Simpson Thacher & Bartlett famously broke with its lockstep compensation model to lure back initial public offering specialist Joshua Bonnie ahead of his proposed departure to Kirkland four years ago. In recent months, the Wall Street firm has altered its partner compensation model to attract and retain top-quality talent. And it isn't the only one.
“We work a lot with U.K. firms and, of course, they have more lockstep firms and a lot of them are adjusting their compensation systems both to keep people but also to be able to attract people from nonlockstep,” says Janet Stanton of Adam Smith Esq.
Law firm partners want to know what the market can command, if they're getting the most money at their firm when compensation time rolls around, if they're being fairly compensated and what another firm might compensate them for, she says.
“Back in the day, there was this stigma to moving.

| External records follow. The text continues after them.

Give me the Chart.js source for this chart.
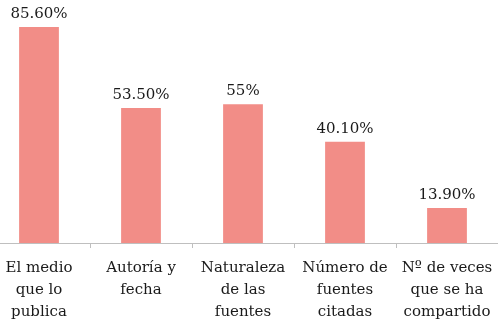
<!doctype html>
<html lang="es">
  <head>
    <meta charset="utf-8">
    <title>Criterios</title>
    <style>
      * { margin: 0; padding: 0; }
      body { width: 500px; height: 322px; overflow: hidden; background: #fff; position: relative; }
      .chartBox { position: absolute; left: -12px; top: 0; width: 510px; height: 322px; }
    </style>
  </head>
  <body>
    <div class="chartBox">
      <canvas id="myChart"></canvas>
    </div>
    <script src="https://cdn.jsdelivr.net/npm/chart.js/dist/chart.umd.min.js"></script>
    <script>
// data
const categories = [
  ['El medio', 'que lo', 'publica'],
  ['Autoría y', 'fecha'],
  ['Naturaleza', 'de las', 'fuentes'],
  ['Número de', 'fuentes', 'citadas'],
  ['Nº de veces', 'que se ha', 'compartido']
];
const values = [85.6, 53.5, 55, 40.1, 13.9];
const valueLabels = ['85.60%', '53.50%', '55%', '40.10%', '13.90%'];

const serif = '"DejaVu Serif", serif';

// labels above the bars
const valueLabelPlugin = {
  id: 'valueLabels',
  afterDatasetsDraw(chart) {
    const ctx = chart.ctx;
    const meta = chart.getDatasetMeta(0);
    ctx.save();
    ctx.font = '15px ' + serif;
    ctx.fillStyle = '#1a1a1a';
    ctx.textAlign = 'center';
    ctx.textBaseline = 'alphabetic';
    meta.data.forEach((bar, i) => {
      ctx.fillText(valueLabels[i], bar.x, bar.y - 9);
    });
    ctx.restore();
  }
};

const config = {
  type: 'bar',
  data: {
    labels: categories,
    datasets: [{
      data: values,
      backgroundColor: 'rgb(242, 141, 135)',
      borderWidth: 0,
      categoryPercentage: 1,
      barPercentage: 0.39
    }]
  },
  options: {
    responsive: true,
    maintainAspectRatio: false,
    animation: false,
    layout: { padding: { top: 16, left: 0, right: 0, bottom: 0 } },
    plugins: {
      legend: { display: false },
      tooltip: { enabled: false }
    },
    scales: {
      y: { display: false, min: 0, max: 90 },
      x: {
        afterFit(scale) {
          scale.height = 79;
          scale.paddingLeft = 0;
          scale.paddingRight = 0;
        },
        border: { display: true, color: '#bfbfbf', width: 1 },
        grid: {
          offset: true,
          drawOnChartArea: false,
          drawTicks: true,
          tickLength: 5,
          color: '#bfbfbf'
        },
        ticks: {
          maxRotation: 0,
          autoSkip: false,
          padding: 9,
          color: '#1a1a1a',
          font: { family: serif, size: 15, lineHeight: 1.47 }
        }
      }
    }
  },
  plugins: [valueLabelPlugin]
};

new Chart(document.getElementById('myChart'), config);
    </script>
  </body>
</html>
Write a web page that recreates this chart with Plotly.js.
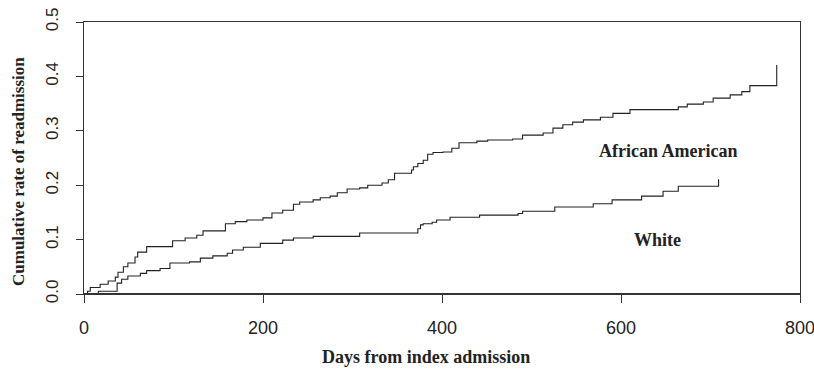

People used to say, 'I'm not moving, don't call me,'” Mahn says. “Nowadays, everyone has me on their speed dial, even if they're not looking to move.”
But as months go by and the impending recession starts to cast a larger shadow among law firms, some see the move away from a lockstep-type model as a treacherous gamble.
“In a down economy, you're going to find that firms that are conservatively managed—that have a lockstep-ish compensation model—[are] better off, because it protects the bottom line,” Watanabe says.
They don't have the drastic ups and downs of an “eat what you kill” model, which often coincide with very high turnover rates, he says.
“People that have decided to leave [traditional lockstep firms] and have gone upstream have gone to firms that are more profitable, where their income level is going to be more wide open at the top end of the scale,” Watanabe says.
And while a handful of law firms are immune to such a move because of their extreme profitability, most will feel the pain. Their lateral additions might, too.
“It doesn't necessarily mean they move for a better deal,” Watanabe says. “They move for a riskier deal.”